> [TASK DIRECTIONS]: Reproduce the material word for word; the images stay out.
════
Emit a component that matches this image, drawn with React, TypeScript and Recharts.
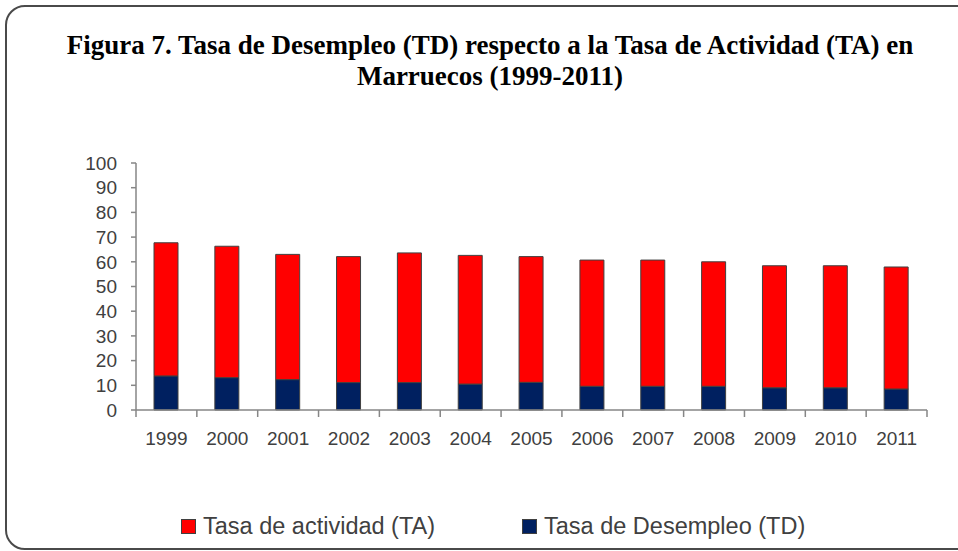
import { Bar, BarChart, Legend, XAxis, YAxis } from "recharts";

const YEARS = ["1999", "2000", "2001", "2002", "2003", "2004", "2005", "2006", "2007", "2008", "2009", "2010", "2011"];
const TASA_DESEMPLEO = [13.8, 13.1, 12.3, 11.1, 11.1, 10.5, 11.2, 9.6, 9.6, 9.6, 9.0, 9.0, 8.5];
const TASA_ACTIVIDAD = [53.9, 53.2, 50.7, 51.0, 52.5, 52.1, 50.9, 51.1, 51.1, 50.4, 49.4, 49.4, 49.4];
const Y_TICKS = [0, 10, 20, 30, 40, 50, 60, 70, 80, 90, 100];

const RED = "#FF0000";
const NAVY = "#002060";
const AXIS = "#868686";
const TEXT = "#404040";
const FONT = "'Liberation Sans', Arial, sans-serif";

const data = YEARS.map((year, i) => ({
  year,
  td: TASA_DESEMPLEO[i],
  ta: TASA_ACTIVIDAD[i],
}));

const LEGEND_ITEMS = [
  { label: "Tasa de actividad (TA)", color: RED, left: 181 },
  { label: "Tasa de Desempleo (TD)", color: NAVY, left: 522 },
];

// x ticks sit between categories, like the spreadsheet original
function YearTick(props: any) {
  const { x, y, payload, index, visibleTicksCount, width } = props;
  const band = width / visibleTicksCount;
  const left = x - band / 2;
  return (
    <g>
      <line x1={left} x2={left} y1={y} y2={y + 7} stroke={AXIS} strokeWidth={1.5} />
      {index === visibleTicksCount - 1 && (
        <line x1={left + band} x2={left + band} y1={y} y2={y + 7} stroke={AXIS} strokeWidth={1.5} />
      )}
      <text x={x} y={y + 35} textAnchor="middle" fill={TEXT} fontSize={19} fontFamily={FONT}>
        {payload.value}
      </text>
    </g>
  );
}

function LegendContent() {
  return (
    <div style={{ position: "relative", height: 40, fontFamily: FONT, fontSize: 23.5, color: TEXT }}>
      {LEGEND_ITEMS.map((item) => (
        <div
          key={item.label}
          style={{ position: "absolute", left: item.left, top: 8, height: 30, lineHeight: "30px", display: "flex", alignItems: "center", whiteSpace: "nowrap" }}
        >
          <span style={{ width: 13, height: 13, background: item.color, border: "1px solid #404040", marginRight: 7 }} />
          <span>{item.label}</span>
        </div>
      ))}
    </div>
  );
}

export default function App() {
  return (
    <div style={{ position: "absolute", left: 0, top: 0, width: 958, height: 551, overflow: "hidden", background: "#fff" }}>
      <div
        style={{
          position: "absolute",
          left: 5,
          top: 5,
          width: 980,
          height: 541,
          border: "2px solid #4a4a4a",
          borderRadius: 20,
        }}
      />
      <div
        style={{
          position: "absolute",
          left: 0,
          top: 30,
          width: 980,
          textAlign: "center",
          fontFamily: "'Liberation Serif', 'Times New Roman', serif",
          fontWeight: "bold",
          fontSize: 27,
          lineHeight: "31px",
          color: "#000",
          whiteSpace: "nowrap",
        }}
      >
        Figura 7. Tasa de Desempleo (TD) respecto a la Tasa de Actividad (TA) en
        <br />
        Marruecos (1999-2011)
      </div>
      <div style={{ position: "absolute", left: 0, top: 0 }}>
        <BarChart width={958} height={551} data={data} margin={{ top: 163, right: 31, bottom: 8, left: 86 }} barSize={24}>
          <XAxis
            dataKey="year"
            height={93}
            tickLine={false}
            tickSize={0}
            tickMargin={0}
            interval={0}
            stroke={AXIS}
            strokeWidth={1.5}
            tick={<YearTick />}
          />
          <YAxis
            width={50}
            domain={[0, 100]}
            ticks={Y_TICKS}
            interval={0}
            stroke={AXIS}
            strokeWidth={1.5}
            tickSize={5}
            tickMargin={14}
            tick={{ fill: TEXT, fontSize: 19, fontFamily: FONT }}
          />
          <Legend
            verticalAlign="bottom"
            height={40}
            wrapperStyle={{ left: 0, width: 958 }}
            content={<LegendContent />}
          />
          <Bar dataKey="td" name="Tasa de Desempleo (TD)" stackId="a" fill={NAVY} stroke="#404040" strokeWidth={1} isAnimationActive={false} />
          <Bar dataKey="ta" name="Tasa de actividad (TA)" stackId="a" fill={RED} stroke="#404040" strokeWidth={1} isAnimationActive={false} />
        </BarChart>
      </div>
    </div>
  );
}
════
> [SOLUTION TO THE EXERCISE]:
Emit a component that matches this image, drawn with React, TypeScript and Recharts.
import { Bar, BarChart, Legend, XAxis, YAxis } from "recharts";

const YEARS = ["1999", "2000", "2001", "2002", "2003", "2004", "2005", "2006", "2007", "2008", "2009", "2010", "2011"];
const TASA_DESEMPLEO = [13.8, 13.1, 12.3, 11.1, 11.1, 10.5, 11.2, 9.6, 9.6, 9.6, 9.0, 9.0, 8.5];
const TASA_ACTIVIDAD = [53.9, 53.2, 50.7, 51.0, 52.5, 52.1, 50.9, 51.1, 51.1, 50.4, 49.4, 49.4, 49.4];
const Y_TICKS = [0, 10, 20, 30, 40, 50, 60, 70, 80, 90, 100];

const RED = "#FF0000";
const NAVY = "#002060";
const AXIS = "#868686";
const TEXT = "#404040";
const FONT = "'Liberation Sans', Arial, sans-serif";

const data = YEARS.map((year, i) => ({
  year,
  td: TASA_DESEMPLEO[i],
  ta: TASA_ACTIVIDAD[i],
}));

const LEGEND_ITEMS = [
  { label: "Tasa de actividad (TA)", color: RED, left: 181 },
  { label: "Tasa de Desempleo (TD)", color: NAVY, left: 522 },
];

// x ticks sit between categories, like the spreadsheet original
function YearTick(props: any) {
  const { x, y, payload, index, visibleTicksCount, width } = props;
  const band = width / visibleTicksCount;
  const left = x - band / 2;
  return (
    <g>
      <line x1={left} x2={left} y1={y} y2={y + 7} stroke={AXIS} strokeWidth={1.5} />
      {index === visibleTicksCount - 1 && (
        <line x1={left + band} x2={left + band} y1={y} y2={y + 7} stroke={AXIS} strokeWidth={1.5} />
      )}
      <text x={x} y={y + 35} textAnchor="middle" fill={TEXT} fontSize={19} fontFamily={FONT}>
        {payload.value}
      </text>
    </g>
  );
}

function LegendContent() {
  return (
    <div style={{ position: "relative", height: 40, fontFamily: FONT, fontSize: 23.5, color: TEXT }}>
      {LEGEND_ITEMS.map((item) => (
        <div
          key={item.label}
          style={{ position: "absolute", left: item.left, top: 8, height: 30, lineHeight: "30px", display: "flex", alignItems: "center", whiteSpace: "nowrap" }}
        >
          <span style={{ width: 13, height: 13, background: item.color, border: "1px solid #404040", marginRight: 7 }} />
          <span>{item.label}</span>
        </div>
      ))}
    </div>
  );
}

export default function App() {
  return (
    <div style={{ position: "absolute", left: 0, top: 0, width: 958, height: 551, overflow: "hidden", background: "#fff" }}>
      <div
        style={{
          position: "absolute",
          left: 5,
          top: 5,
          width: 980,
          height: 541,
          border: "2px solid #4a4a4a",
          borderRadius: 20,
        }}
      />
      <div
        style={{
          position: "absolute",
          left: 0,
          top: 30,
          width: 980,
          textAlign: "center",
          fontFamily: "'Liberation Serif', 'Times New Roman', serif",
          fontWeight: "bold",
          fontSize: 27,
          lineHeight: "31px",
          color: "#000",
          whiteSpace: "nowrap",
        }}
      >
        Figura 7. Tasa de Desempleo (TD) respecto a la Tasa de Actividad (TA) en
        <br />
        Marruecos (1999-2011)
      </div>
      <div style={{ position: "absolute", left: 0, top: 0 }}>
        <BarChart width={958} height={551} data={data} margin={{ top: 163, right: 31, bottom: 8, left: 86 }} barSize={24}>
          <XAxis
            dataKey="year"
            height={93}
            tickLine={false}
            tickSize={0}
            tickMargin={0}
            interval={0}
            stroke={AXIS}
            strokeWidth={1.5}
            tick={<YearTick />}
          />
          <YAxis
            width={50}
            domain={[0, 100]}
            ticks={Y_TICKS}
            interval={0}
            stroke={AXIS}
            strokeWidth={1.5}
            tickSize={5}
            tickMargin={14}
            tick={{ fill: TEXT, fontSize: 19, fontFamily: FONT }}
          />
          <Legend
            verticalAlign="bottom"
            height={40}
            wrapperStyle={{ left: 0, width: 958 }}
            content={<LegendContent />}
          />
          <Bar dataKey="td" name="Tasa de Desempleo (TD)" stackId="a" fill={NAVY} stroke="#404040" strokeWidth={1} isAnimationActive={false} />
          <Bar dataKey="ta" name="Tasa de actividad (TA)" stackId="a" fill={RED} stroke="#404040" strokeWidth={1} isAnimationActive={false} />
        </BarChart>
      </div>
    </div>
  );
}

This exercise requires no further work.